Stored data ▸
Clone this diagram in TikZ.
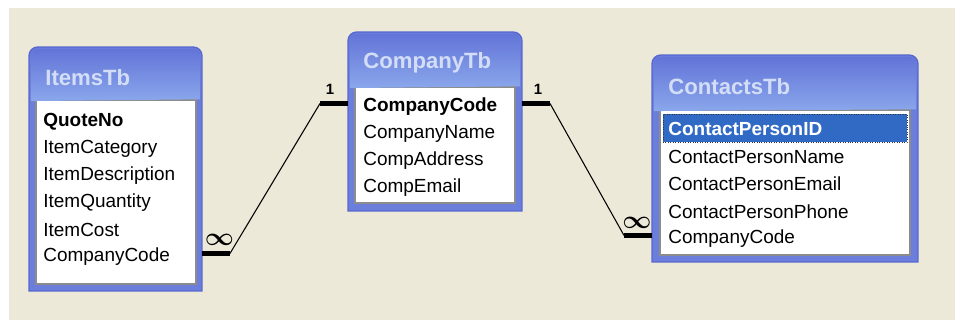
\documentclass[tikz,border=0pt]{standalone}
\usepackage{fontspec}
\setmainfont{Liberation Sans}
\usepackage{amsmath}
\usetikzlibrary{positioning}

\definecolor{bgbeige}{HTML}{ECE9D8}
\definecolor{framefill}{HTML}{6C7EDC}
\definecolor{frameedge}{HTML}{5767CF}
\definecolor{titletop}{HTML}{6374D8}
\definecolor{titlebot}{HTML}{8AA7EB}
\definecolor{titletext}{HTML}{D3DEF6}
\definecolor{listedge}{HTML}{8C8C8C}
\definecolor{selblue}{HTML}{316AC5}

\tikzset{
  tblbox/.style={inner sep=0pt, outer sep=0pt},
  tblframe/.style={fill=framefill, draw=frameedge, line width=0.8pt},
  tbltitle/.style={anchor=west, inner sep=0pt, text=titletext, font=\fontsize{12.6}{14}\selectfont\bfseries},
  listbox/.style={fill=white, draw=listedge, line width=0.8pt, inner sep=0pt},
  field/.style={anchor=west, inner sep=0pt, font=\fontsize{10.8}{12}\selectfont},
  keyfield/.style={field, font=\fontsize{10.8}{12}\selectfont\bfseries},
  selbar/.style={fill=selblue, draw=black!80, densely dotted, inner sep=0pt},
  stub/.style={line width=2.3pt},
  link/.style={line width=0.6pt},
  card/.style={inner sep=0pt, font=\fontsize{8.5}{9}\selectfont\bfseries},
  many/.style={inner sep=0pt, font=\boldmath\fontsize{15}{15}\selectfont}
}

\begin{document}
\begin{tikzpicture}[x=0.02cm, y=-0.02cm]
\useasboundingbox (0,0) rectangle (955,320);
\fill[bgbeige] (9,8) rectangle (955,320);

% ItemsTb
\node[tblbox, minimum width=3.46cm, minimum height=4.88cm] (items) at (115.5,169) {};
\path[tblframe] (items.south west) [rounded corners=5pt] -- (items.north west) -- (items.north east) [sharp corners] -- (items.south east) -- cycle;
\node[listbox, minimum width=3.2cm, minimum height=3.68cm] (itemlist) at (116,192) {};
\path[top color=titletop, bottom color=titlebot] ([shift={(1pt,-1pt)}]items.west |- itemlist.north) [rounded corners=4pt] -- ([shift={(1pt,-1pt)}]items.north west) -- ([shift={(-1pt,-1pt)}]items.north east) [sharp corners] -- ([xshift=-1pt]items.east |- itemlist.north) -- cycle;
\node[tbltitle] (itemtitle) at (45,78) {ItemsTb};
\node[keyfield] (it1) at (43,122) {QuoteNo};
\node[field] (it2) at (43,149) {ItemCategory};
\node[field] (it3) at (43,176) {ItemDescription};
\node[field] (it4) at (43,203) {ItemQuantity};
\node[field] (it5) at (43,230) {ItemCost};
\node[field] (it6) at (43,257) {CompanyCode};

% CompanyTb
\node[tblbox, minimum width=3.48cm, minimum height=3.58cm] (company) at (435,121.5) {};
\path[tblframe] (company.south west) [rounded corners=5pt] -- (company.north west) -- (company.north east) [sharp corners] -- (company.south east) -- cycle;
\node[listbox, minimum width=3.2cm, minimum height=2.32cm] (complist) at (435,145) {};
\path[top color=titletop, bottom color=titlebot] ([shift={(1pt,-1pt)}]company.west |- complist.north) [rounded corners=4pt] -- ([shift={(1pt,-1pt)}]company.north west) -- ([shift={(-1pt,-1pt)}]company.north east) [sharp corners] -- ([xshift=-1pt]company.east |- complist.north) -- cycle;
\node[tbltitle] (comptitle) at (363,63) {CompanyTb};
\node[keyfield] (cc1) at (363,107) {CompanyCode};
\node[field] (cc2) at (363,134) {CompanyName};
\node[field] (cc3) at (363,161) {CompAddress};
\node[field] (cc4) at (363,188) {CompEmail};

% ContactsTb
\node[tblbox, minimum width=5.32cm, minimum height=4.14cm] (contacts) at (785,158.5) {};
\path[tblframe] (contacts.south west) [rounded corners=5pt] -- (contacts.north west) -- (contacts.north east) [sharp corners] -- (contacts.south east) -- cycle;
\node[listbox, minimum width=5.0cm, minimum height=2.9cm] (contlist) at (785,182.5) {};
\path[top color=titletop, bottom color=titlebot] ([shift={(1pt,-1pt)}]contacts.west |- contlist.north) [rounded corners=4pt] -- ([shift={(1pt,-1pt)}]contacts.north west) -- ([shift={(-1pt,-1pt)}]contacts.north east) [sharp corners] -- ([xshift=-1pt]contacts.east |- contlist.north) -- cycle;
\node[tbltitle] (conttitle) at (668,87) {ContactsTb};
\node[selbar, minimum width=4.88cm, minimum height=0.56cm] (sel) at (785,128) {};
\node[keyfield, text=white] (cp1) at (668,129) {ContactPersonID};
\node[field] (cp2) at (668,156.5) {ContactPersonName};
\node[field] (cp3) at (668,184) {ContactPersonEmail};
\node[field] (cp4) at (668,211.5) {ContactPersonPhone};
\node[field] (cp5) at (668,239) {CompanyCode};

% relationships
\draw[stub] ([yshift=2pt]items.east |- it6) -- ++(28,0) coordinate (a1);
\draw[stub] ([yshift=2pt]company.west |- cc1) -- ++(-28,0) coordinate (a2);
\draw[link] (a1) -- (a2);
\node[many] (m1) at (219.5,240) {$\infty$};
\node[card] (o1) at (330,89) {1};

\draw[stub] ([yshift=2pt]company.east |- cc1) -- ++(28,0) coordinate (b1);
\draw[stub] ([yshift=2pt]contacts.west |- cp5) -- ++(-28,0) coordinate (b2);
\draw[link] (b1) -- (b2);
\node[card] (o2) at (538,89) {1};
\node[many] (m2) at (637,223) {$\infty$};
\end{tikzpicture}
\end{document}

Exercise directions ▸
Exclude the images, then output the data above word for word.

Final result ▸
Clone this diagram in TikZ.
\documentclass[tikz,border=0pt]{standalone}
\usepackage{fontspec}
\setmainfont{Liberation Sans}
\usepackage{amsmath}
\usetikzlibrary{positioning}

\definecolor{bgbeige}{HTML}{ECE9D8}
\definecolor{framefill}{HTML}{6C7EDC}
\definecolor{frameedge}{HTML}{5767CF}
\definecolor{titletop}{HTML}{6374D8}
\definecolor{titlebot}{HTML}{8AA7EB}
\definecolor{titletext}{HTML}{D3DEF6}
\definecolor{listedge}{HTML}{8C8C8C}
\definecolor{selblue}{HTML}{316AC5}

\tikzset{
  tblbox/.style={inner sep=0pt, outer sep=0pt},
  tblframe/.style={fill=framefill, draw=frameedge, line width=0.8pt},
  tbltitle/.style={anchor=west, inner sep=0pt, text=titletext, font=\fontsize{12.6}{14}\selectfont\bfseries},
  listbox/.style={fill=white, draw=listedge, line width=0.8pt, inner sep=0pt},
  field/.style={anchor=west, inner sep=0pt, font=\fontsize{10.8}{12}\selectfont},
  keyfield/.style={field, font=\fontsize{10.8}{12}\selectfont\bfseries},
  selbar/.style={fill=selblue, draw=black!80, densely dotted, inner sep=0pt},
  stub/.style={line width=2.3pt},
  link/.style={line width=0.6pt},
  card/.style={inner sep=0pt, font=\fontsize{8.5}{9}\selectfont\bfseries},
  many/.style={inner sep=0pt, font=\boldmath\fontsize{15}{15}\selectfont}
}

\begin{document}
\begin{tikzpicture}[x=0.02cm, y=-0.02cm]
\useasboundingbox (0,0) rectangle (955,320);
\fill[bgbeige] (9,8) rectangle (955,320);

% ItemsTb
\node[tblbox, minimum width=3.46cm, minimum height=4.88cm] (items) at (115.5,169) {};
\path[tblframe] (items.south west) [rounded corners=5pt] -- (items.north west) -- (items.north east) [sharp corners] -- (items.south east) -- cycle;
\node[listbox, minimum width=3.2cm, minimum height=3.68cm] (itemlist) at (116,192) {};
\path[top color=titletop, bottom color=titlebot] ([shift={(1pt,-1pt)}]items.west |- itemlist.north) [rounded corners=4pt] -- ([shift={(1pt,-1pt)}]items.north west) -- ([shift={(-1pt,-1pt)}]items.north east) [sharp corners] -- ([xshift=-1pt]items.east |- itemlist.north) -- cycle;
\node[tbltitle] (itemtitle) at (45,78) {ItemsTb};
\node[keyfield] (it1) at (43,122) {QuoteNo};
\node[field] (it2) at (43,149) {ItemCategory};
\node[field] (it3) at (43,176) {ItemDescription};
\node[field] (it4) at (43,203) {ItemQuantity};
\node[field] (it5) at (43,230) {ItemCost};
\node[field] (it6) at (43,257) {CompanyCode};

% CompanyTb
\node[tblbox, minimum width=3.48cm, minimum height=3.58cm] (company) at (435,121.5) {};
\path[tblframe] (company.south west) [rounded corners=5pt] -- (company.north west) -- (company.north east) [sharp corners] -- (company.south east) -- cycle;
\node[listbox, minimum width=3.2cm, minimum height=2.32cm] (complist) at (435,145) {};
\path[top color=titletop, bottom color=titlebot] ([shift={(1pt,-1pt)}]company.west |- complist.north) [rounded corners=4pt] -- ([shift={(1pt,-1pt)}]company.north west) -- ([shift={(-1pt,-1pt)}]company.north east) [sharp corners] -- ([xshift=-1pt]company.east |- complist.north) -- cycle;
\node[tbltitle] (comptitle) at (363,63) {CompanyTb};
\node[keyfield] (cc1) at (363,107) {CompanyCode};
\node[field] (cc2) at (363,134) {CompanyName};
\node[field] (cc3) at (363,161) {CompAddress};
\node[field] (cc4) at (363,188) {CompEmail};

% ContactsTb
\node[tblbox, minimum width=5.32cm, minimum height=4.14cm] (contacts) at (785,158.5) {};
\path[tblframe] (contacts.south west) [rounded corners=5pt] -- (contacts.north west) -- (contacts.north east) [sharp corners] -- (contacts.south east) -- cycle;
\node[listbox, minimum width=5.0cm, minimum height=2.9cm] (contlist) at (785,182.5) {};
\path[top color=titletop, bottom color=titlebot] ([shift={(1pt,-1pt)}]contacts.west |- contlist.north) [rounded corners=4pt] -- ([shift={(1pt,-1pt)}]contacts.north west) -- ([shift={(-1pt,-1pt)}]contacts.north east) [sharp corners] -- ([xshift=-1pt]contacts.east |- contlist.north) -- cycle;
\node[tbltitle] (conttitle) at (668,87) {ContactsTb};
\node[selbar, minimum width=4.88cm, minimum height=0.56cm] (sel) at (785,128) {};
\node[keyfield, text=white] (cp1) at (668,129) {ContactPersonID};
\node[field] (cp2) at (668,156.5) {ContactPersonName};
\node[field] (cp3) at (668,184) {ContactPersonEmail};
\node[field] (cp4) at (668,211.5) {ContactPersonPhone};
\node[field] (cp5) at (668,239) {CompanyCode};

% relationships
\draw[stub] ([yshift=2pt]items.east |- it6) -- ++(28,0) coordinate (a1);
\draw[stub] ([yshift=2pt]company.west |- cc1) -- ++(-28,0) coordinate (a2);
\draw[link] (a1) -- (a2);
\node[many] (m1) at (219.5,240) {$\infty$};
\node[card] (o1) at (330,89) {1};

\draw[stub] ([yshift=2pt]company.east |- cc1) -- ++(28,0) coordinate (b1);
\draw[stub] ([yshift=2pt]contacts.west |- cp5) -- ++(-28,0) coordinate (b2);
\draw[link] (b1) -- (b2);
\node[card] (o2) at (538,89) {1};
\node[many] (m2) at (637,223) {$\infty$};
\end{tikzpicture}
\end{document}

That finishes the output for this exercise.